Ingolstadt
Wirtschaft soll für Kultur werben

Tagung des Deutschen Bühnenvereins / Podiumsdiskussion zum Thema "Wirtschaft – Stadt – Kultur"

03.06.2012 | Stand 03.12.2020, 1:25 Uhr

Auch die Applaus-Ordnung will geübt sein. Probe für das Opern-Vorsingen im Großen Haus des Ingolstädter Stadttheaters – in der Kulisse des Musicals „Pinocchio“. - Fotos: Derstroff

Ingolstadt (DK) Welche Rolle spielt Kultur für eine Stadt? Wer soll sie bezahlen? Warum engagieren sich Unternehmen für Kultur – vor allem: für welche? Ist Sponsoring die Lösung bei knappen kommunalen Kassen?

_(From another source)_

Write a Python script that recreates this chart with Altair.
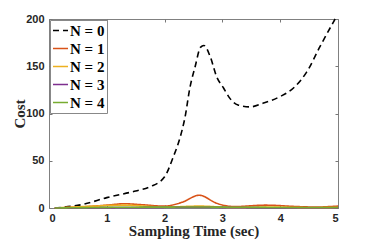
import altair as alt
import pandas as pd

# N = 0 (dashed black)
t0 = [0.1, 0.6, 1.0, 1.5, 1.75, 2.0, 2.15, 2.27, 2.35, 2.44, 2.53, 2.62, 2.68, 2.79, 2.9, 3.02, 3.13, 3.27, 3.48, 3.71, 4.0, 4.23, 4.46, 4.69, 4.95]
c0 = [0, 4, 11, 18, 22.5, 33, 54, 75, 95, 128, 150, 170, 172, 160, 139, 127, 116, 109, 107, 111, 118, 127, 144, 171, 200]
# N = 1
t1 = [0.1, 0.5, 1.0, 1.3, 1.6, 2.0, 2.3, 2.6, 2.9, 3.2, 3.75, 4.3, 4.6, 5.0]
c1 = [0, 1, 3, 4.5, 3.5, 2, 6, 13.5, 5, 1.5, 3, 1.5, 1, 2]
# N = 2
t2 = [0.1, 0.6, 1.3, 2.0, 2.6, 3.2, 3.8, 4.5, 5.0]
c2 = [0, 1.5, 3, 1, 2, 0.5, 1, 0.3, 0.5]
# N = 3
t3 = [0.1, 1.3, 2.6, 3.8, 5.0]
c3 = [0, 0.5, 0.8, 0.3, 0.2]
# N = 4
t4 = [0.1, 1.3, 2.6, 3.8, 5.0]
c4 = [0, 0.8, 1.0, 0.6, 0.5]

labels = ["N = 0", "N = 1", "N = 2", "N = 3", "N = 4"]
colors = ["#000000", "#D95319", "#EDB120", "#7E2F8E", "#77AC30"]
dashes = [[6, 4], [1, 0], [1, 0], [1, 0], [1, 0]]

rows = []
for i, (ts, cs) in enumerate([(t0, c0), (t1, c1), (t2, c2), (t3, c3), (t4, c4)]):
    for t, c in zip(ts, cs):
        rows.append({"t": t, "cost": c, "N": labels[i], "ord": i})
df = pd.DataFrame(rows)

serif = "Liberation Serif"
sans = "Liberation Sans"

lines = alt.Chart(df).mark_line(interpolate="monotone", strokeWidth=1.6).encode(
    x=alt.X("t:Q", scale=alt.Scale(domain=[0, 5], nice=False),
            axis=alt.Axis(title="Sampling Time (sec)", values=[0, 1, 2, 3, 4, 5], offset=-3,
                          tickSize=3, domain=False, grid=False, labelPadding=4,
                          labelFont=sans, labelFontWeight="bold", labelFontSize=11, labelColor="#262626",
                          tickColor="#777", titleFont=serif, titleFontSize=15, titleFontWeight="bold",
                          titleColor="#262626", titlePadding=0)),
    y=alt.Y("cost:Q", scale=alt.Scale(domain=[0, 200], nice=False),
            axis=alt.Axis(title="Cost", values=[0, 50, 100, 150, 200], offset=-3,
                          tickSize=3, domain=False, grid=False, labelPadding=5,
                          labelFont=sans, labelFontWeight="bold", labelFontSize=11, labelColor="#262626",
                          tickColor="#777", titleFont=serif, titleFontSize=15, titleFontWeight="bold",
                          titleColor="#262626", titlePadding=-2)),
    color=alt.Color("N:N", scale=alt.Scale(domain=labels, range=colors),
                    legend=alt.Legend(title=None, orient="top-left", offset=1, padding=2,
                                      strokeColor="#888", fillColor="white", symbolType="stroke",
                                      symbolSize=225, symbolStrokeWidth=1.6, labelFont=serif,
                                      labelFontSize=15, labelFontWeight="bold", labelColor="#000",
                                      rowPadding=1, labelOffset=1, symbolOffset=0)),
    strokeDash=alt.StrokeDash("N:N", scale=alt.Scale(domain=labels, range=dashes), legend=None),
    order="ord:Q",
)

tick_axes = alt.Chart(df).mark_line(opacity=0).encode(
    x=alt.X("t:Q", scale=alt.Scale(domain=[0, 5], nice=False),
            axis=alt.Axis(orient="top", title=None, labels=False, values=[0, 1, 2, 3, 4, 5],
                          offset=-3, tickSize=3, domain=False, grid=False, tickColor="#777")),
    y=alt.Y("cost:Q", scale=alt.Scale(domain=[0, 200], nice=False),
            axis=alt.Axis(orient="right", title=None, labels=False, values=[0, 50, 100, 150, 200],
                          offset=-3, tickSize=3, domain=False, grid=False, tickColor="#777")),
)

chart = alt.layer(tick_axes, lines).resolve_axis(x="independent", y="independent").properties(
    width=289, height=189,
    autosize=alt.AutoSizeParams(type="none"),
    padding={"left": 41, "top": 11, "right": 20, "bottom": 32},
).configure_view(stroke="#808080", strokeWidth=1)

chart.save("out.html", embed_options={"renderer": "svg", "actions": False})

Diese und andere Fragen wurden am Samstag bei einer Podiumsdiskussion zum Thema „Wirtschaft – Stadt – Kultur“ im Rahmen der Tagung des Bühnenvereins in Ingolstadt behandelt.

„Die Städte müssen einen Rahmen schaffen, in dem sich Kultur entwickeln kann“, forderte Ingrid Hamm, Geschäftsführerin der Robert-Bosch-Stiftung, eingangs. Denn: „Kultur ist das Kapital der Zivilgesellschaft.“ Doch wie soll dieser Rahmen aussehen? Wer entscheidet über welche Kultur? Bildungsauftrag und Integrationsfunktion, Innovationskraft und Kreativitätsmotor, Kunstfreiheit versus Dienstleistung: Diese Aspekte sollten Ingrid Hamm, Ingolstadts Kulturreferenten Gabriel Engert, den Leiter Corporate Responsibility der Audi AG, Peter F. Tropschuh, den Präsidenten des Deutschen Bühnenvereins und der Bayerischen Theaterakademie, Klaus Zehelein, sowie Moderatorin Martina Boette-Sonner (Bayerischer Rundfunk) gut zwei Stunden beschäftigen, auch wenn rasch Konsens über die Bedeutung der Kultur deutlich wurde.

Denn, so führte Tropschuh aus, der die Unternehmer-Seite vertrat, „kulturelles Engagement ist kein Selbstzweck“. Es gehe neben Image-Fragen vor allem auch darum, ein attraktives kulturelles Umfeld zu schaffen, um gute Mitarbeiter zu bekommen – und sie zu halten. Audi engagiere sich dabei auf unterschiedlichen Ebenen – von der Projektförderung (wie bei „Jugend fragt“) über eigene Festivals in der Region (Sommerkonzerte) bis zum Sponsoring internationaler Ereignisse (Salzburger Festspiele).

Im Gegensatz zu den Unternehmen lautet der Kulturauftrag der Stadt, „die Basiskultur zu schützen“, erklärte Engert, und erst dann zu schauen, ob man sich Highlights für die überregionale Werbewirksamkeit leisten könne – besonders in Zeiten knapper Kassen. Während Hamm auf Beispiele „interessanter Wechselspiele“ zwischen Kultur und Wirtschaft hinwies, warnte Zehelein vor Abhängigkeiten („Wir sind nicht dazu da, um Wirtschaftsförderungsprogramme zu stützen“).

Bei allen Divergenzen blieb die Diskussion sehr harmonisch, was vor allem der Tatsache geschuldet war, dass alle Teilnehmer florierende Bereiche vertraten, in denen die Zusammenarbeit zwischen Stadt und Wirtschaft im Kulturbereich funktioniert.

Dass es in anderen Städten finanzielle, strukturelle, politische Probleme gibt, offenbarte die anschließende öffentliche Diskussion. Alexander Netschajew, künftiger Intendant in Stendal, forderte mehr Solidarität und ein klares Bekenntnis der Wirtschaft zur Kultur – etwa in Form einer Werbekampagne zugunsten der öffentlich finanzierten Kultureinrichtungen. Dafür erhielt er großen Zuspruch.

Dass gerade in schwierigen Zeiten das Theater eine wichtige gesellschaftliche Funktion übernehme, hatte Bayerns Kunstminister Wolfgang Heubisch (FDP) am Freitag zum Start der Tagung gesagt und betont, dass der Staat auch im eigenen Interesse an der öffentlichen Finanzierung festhalten müsse.